In brief

Rights groups denounce discrimination against Amazigh, Black Africans in Morocco

Linguistic subordination, racism, sexism are three central aspects of problem, according to three organisations

The Minority Rights Group (MRG) and Moroccan Amazigh rights groups La Voix de la Femme Amazighe and Tamaynut denounce that, despite some recent changes in the framework of human rights protection in Morocco, Black African and Amazigh populations of the North African country continue to suffer the effects of “racial discrimination” that “pervades the country’s social fabric.”

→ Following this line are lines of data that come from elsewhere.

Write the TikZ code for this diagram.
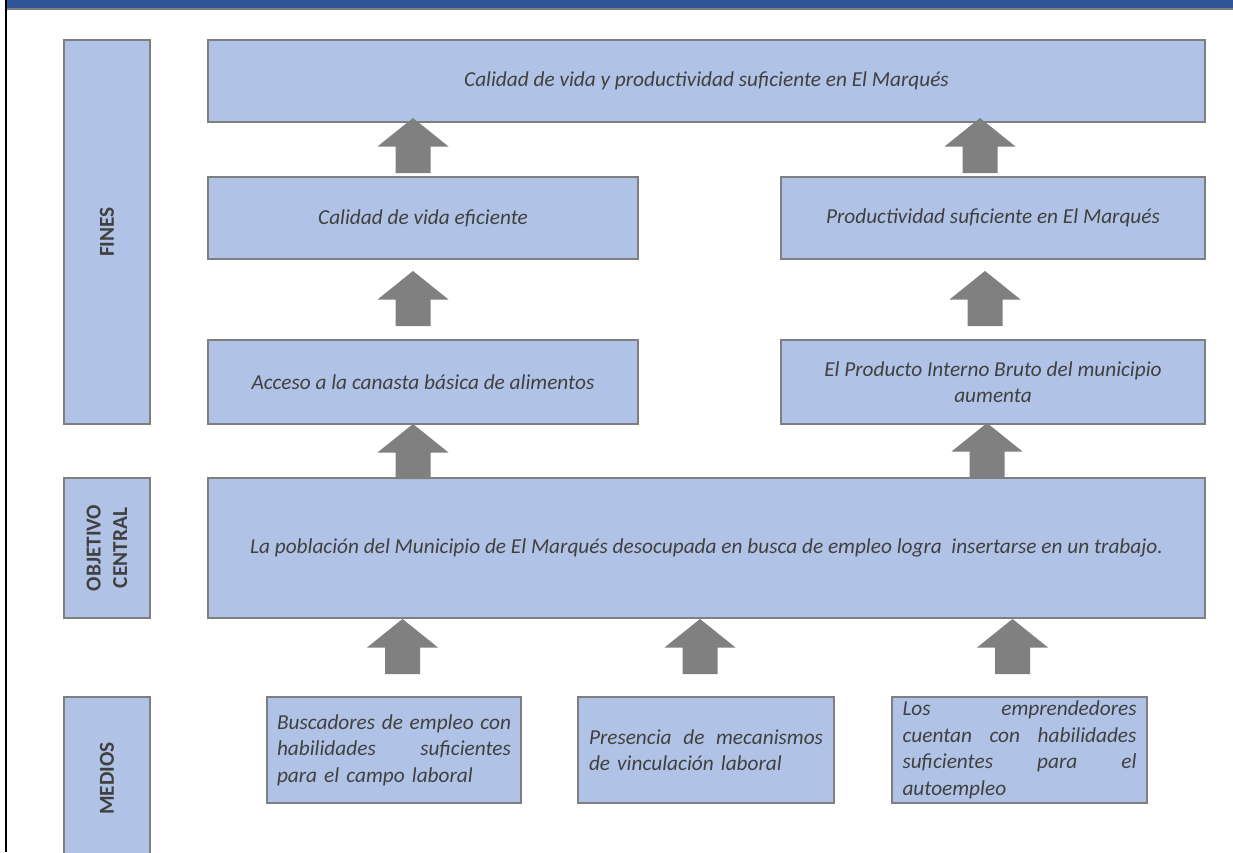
\documentclass[tikz,border=0pt]{standalone}
\usepackage{fontspec}
\setmainfont{Carlito}
\definecolor{boxblue}{HTML}{B0C3E6}
\definecolor{bordergray}{HTML}{7F7F7F}
\definecolor{arrowgray}{HTML}{808080}
\definecolor{textgray}{HTML}{404040}
\definecolor{bandblue}{HTML}{2F5597}
\newcommand\blockarr[3]{%
  \coordinate (#1) at (#2,#3);
  \fill[arrowgray] (#1) -- ++(35.5,28.5) -- ++(-18,0) -- ++(0,26.5) -- ++(-35,0) -- ++(0,-26.5) -- ++(-18,0) -- cycle;}
\newcommand\jl[1]{\leavevmode\hbox to 234pt{#1}}
\begin{document}
\begin{tikzpicture}[x=1pt,y=-1pt,
  box/.style={draw=bordergray, line width=1.8pt, fill=boxblue, text=textgray,
    font=\fontsize{21.3}{26.5}\selectfont\itshape, inner sep=0pt, align=center},
  lab/.style={draw=bordergray, line width=1.8pt, fill=boxblue, text=textgray,
    font=\fontsize{21.3}{26.5}\selectfont\bfseries, inner sep=0pt, align=center, rotate=90},
]
\useasboundingbox (0,0) rectangle (1233,852);
\fill[white] (0,0) rectangle (1233,852);
\begin{scope}
\clip (0,0) rectangle (1233,852);
% header band and left rule
\fill[bandblue] (7,0) rectangle (1233,8);
\fill[bordergray] (7,8) rectangle (1233,10);
\fill[black] (5,0) rectangle (7,852);

% row labels
\node[lab, minimum width=384pt, minimum height=86pt] (fines) at (107,232) {FINES};
\node[lab, minimum width=140pt, minimum height=86pt] (objetivo) at (107,548) {OBJETIVO\\CENTRAL};
\node[lab, minimum width=163pt, minimum height=86pt] (medios) at (107,778.5) {MEDIOS};

% fines
\node[box, minimum width=997pt, minimum height=82pt] (top) at (706.5,81)
  {Calidad de vida y productividad suficiente en El Marqués};
\node[box, minimum width=430pt, minimum height=82pt] (vida) at (423,218)
  {Calidad de vida eficiente};
\node[box, minimum width=424pt, minimum height=82pt] (prod) at (993,218)
  {Productividad suficiente en El Marqués};
\node[box, minimum width=430pt, minimum height=84pt] (canasta) at (423,382)
  {Acceso a la canasta básica de alimentos};
\node[box, minimum width=424pt, minimum height=84pt] (pib) at (993,382)
  {El Producto Interno Bruto del municipio\\aumenta};

% objetivo central
\node[box, minimum width=997pt, minimum height=140pt] (main) at (706.5,548)
  {La población del Municipio de El Marqués desocupada en busca de empleo logra \ insertarse en un trabajo.};

% medios
\node[box, align=left, text width=234pt, minimum width=254pt, minimum height=106pt] (m1) at (394,750)
  {\jl{Buscadores\hfill de\hfill empleo\hfill con}\\
   \jl{habilidades\hfill suficientes}\\
   para el campo laboral};
\node[box, align=left, text width=234pt, minimum width=256pt, minimum height=106pt] (m2) at (706,750)
  {\jl{Presencia\hfill de\hfill mecanismos}\\
   de vinculación laboral};
\node[box, align=left, text width=234pt, minimum width=255pt, minimum height=106pt] (m3) at (1019.5,750)
  {\jl{Los\hfill emprendedores}\\
   \jl{cuentan\hfill con\hfill habilidades}\\
   \jl{suficientes\hfill para\hfill el}\\
   autoempleo};

% block arrows
\blockarr{a1}{413}{118}
\blockarr{a2}{980}{118}
\blockarr{a3}{413}{271}
\blockarr{a4}{985}{271}
\blockarr{a5}{413}{424}
\blockarr{a6}{987}{423}
\blockarr{a7}{402.5}{619}
\blockarr{a8}{700}{619}
\blockarr{a9}{1012.5}{619}
\end{scope}
\end{tikzpicture}
\end{document}
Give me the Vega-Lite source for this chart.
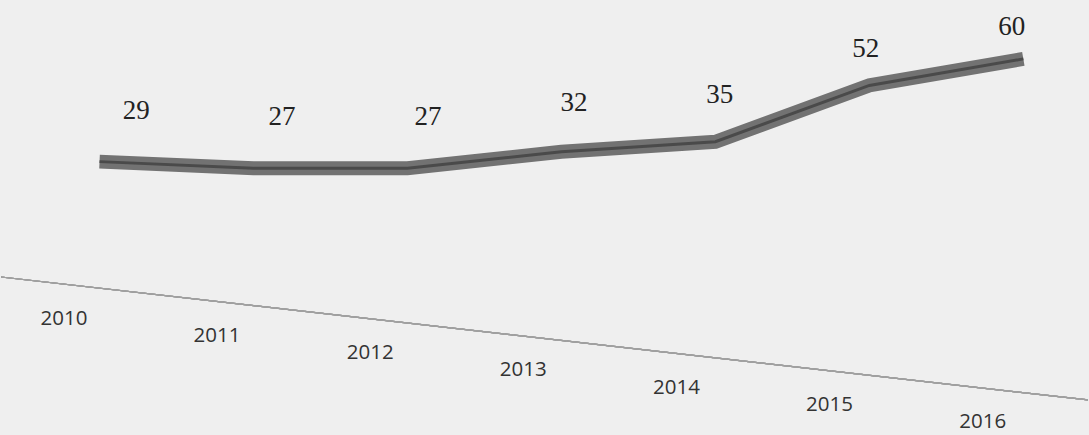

A report unveiled by the three groups considers that the Moroccan government is not doing enough to implement the official status of the Amazigh language, approved in the 2011 Constitution. The document denounces that, by 2030, the generalisation of teaching of Amazigh is only foreseen for primary schools. The report also says the number of teachers who are being trained annually is absolutely insufficient to cover current and future needs. The groups also criticise that from 2018 to 2022 the number of students who were taught Amazigh dropped from 600,000 (official figure) to 350,000 (MRG sources).

The document also denounces the “intersectional” discrimination suffered by Amazigh women, who, to their condition as members of a subordinate people with a significant part of its population in marginalised rural areas, must add specific barriers that they suffer in the fields of education —such as a lower enrolment rate in secondary school compared to men—, jobs, or healthcare.

As for Black Africans —some of whom are native Moroccans, especially in the country’s south, while others are immigrants from other African countries—, the report concludes that they suffer discrimination “in access to services, education, employment, housing, and are commonly targeted with physical violence.” This situation, the three rights groups say, is favoured by a social context in which stereotypes and hate speech pervade society, authorities doing little to counteract.